I am facing a problem related to concurrency in spark which is stopping me from using it in production but I know there is a way out of it. I am trying to run Spark ALS on 7 million users for a billion products using order history. Firstly I am taking a list of distinct Users and then running a loop on these users to get recommendations, which is pretty slow process and will take days to get recommendations for all users.

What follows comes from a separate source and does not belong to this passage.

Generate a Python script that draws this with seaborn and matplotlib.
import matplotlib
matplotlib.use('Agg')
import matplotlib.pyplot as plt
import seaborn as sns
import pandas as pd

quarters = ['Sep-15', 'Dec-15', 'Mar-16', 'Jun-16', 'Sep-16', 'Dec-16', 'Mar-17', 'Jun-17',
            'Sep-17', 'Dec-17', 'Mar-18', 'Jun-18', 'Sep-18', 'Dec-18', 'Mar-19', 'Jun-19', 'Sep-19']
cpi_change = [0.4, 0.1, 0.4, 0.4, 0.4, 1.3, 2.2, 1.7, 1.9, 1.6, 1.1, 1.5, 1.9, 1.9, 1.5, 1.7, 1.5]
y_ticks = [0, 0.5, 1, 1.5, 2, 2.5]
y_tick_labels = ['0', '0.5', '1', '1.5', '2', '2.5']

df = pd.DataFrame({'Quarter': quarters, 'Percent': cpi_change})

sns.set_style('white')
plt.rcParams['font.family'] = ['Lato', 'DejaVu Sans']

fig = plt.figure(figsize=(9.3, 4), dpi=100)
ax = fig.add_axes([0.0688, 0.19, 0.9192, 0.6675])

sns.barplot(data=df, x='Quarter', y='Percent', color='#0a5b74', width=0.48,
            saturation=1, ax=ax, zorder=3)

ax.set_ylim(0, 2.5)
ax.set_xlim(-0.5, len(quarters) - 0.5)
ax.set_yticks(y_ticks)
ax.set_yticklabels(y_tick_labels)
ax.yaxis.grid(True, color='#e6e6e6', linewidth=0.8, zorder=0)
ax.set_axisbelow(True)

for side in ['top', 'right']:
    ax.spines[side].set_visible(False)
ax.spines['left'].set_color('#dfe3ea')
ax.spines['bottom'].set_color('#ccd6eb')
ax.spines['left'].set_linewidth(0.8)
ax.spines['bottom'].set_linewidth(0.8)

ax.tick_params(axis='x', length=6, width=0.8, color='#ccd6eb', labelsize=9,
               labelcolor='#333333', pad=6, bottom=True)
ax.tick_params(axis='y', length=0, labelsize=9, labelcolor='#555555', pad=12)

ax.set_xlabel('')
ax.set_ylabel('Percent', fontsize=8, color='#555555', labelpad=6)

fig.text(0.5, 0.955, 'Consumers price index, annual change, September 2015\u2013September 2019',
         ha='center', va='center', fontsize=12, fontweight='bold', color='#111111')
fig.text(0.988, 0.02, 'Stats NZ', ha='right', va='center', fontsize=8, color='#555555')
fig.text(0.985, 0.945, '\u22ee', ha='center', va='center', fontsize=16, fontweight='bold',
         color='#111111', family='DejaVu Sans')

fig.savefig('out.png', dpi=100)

I tried doing cartesian users and products to get recommendations for all at once but again to feed this to elasticsearch I have to filter and sort records for each users and only then I can feed it to elasticsearch to be consumed by other APIs.
So please suggest me a solution which is pretty scalable in such use case and to be used in production with realtime recommendations.
Here is my code snippet in scala which will give you an idea how I am currently approaching to solve the problem:
// buy_values -> RDD with Rating(<int user_id>, <int product_id>, <double rating>)
def recommend_for_user(user: Int): Unit = {
println("Recommendations for User ID: " + user);
// Product IDs which are not bought by user
val candidates = buys_values
.filter(x => x("customer_id").toString.toInt != user)
.map(x => x("product_id").toString.toInt)
.distinct().map((user, _))
// find 30 products with top rating
val recommendations = bestModel.get
.predict(candidates)
.takeOrdered(30)(Ordering[Double].reverse.on(x => x.rating))
var i = 1
var ESMap = Map[String, String]()
recommendations.foreach { r =>
ESMap += r.product.toString -> bitem_ids.value(r.product)
}
// push to elasticsearch with user as id
client.execute {
index into "recommendation" / "items" id user fields ESMap
}.await
// remove candidate RDD from memory
candidates.unpersist()
}
// iterate on each user to get recommendations for the user [slow process]
user_ids.foreach(recommend_for_user)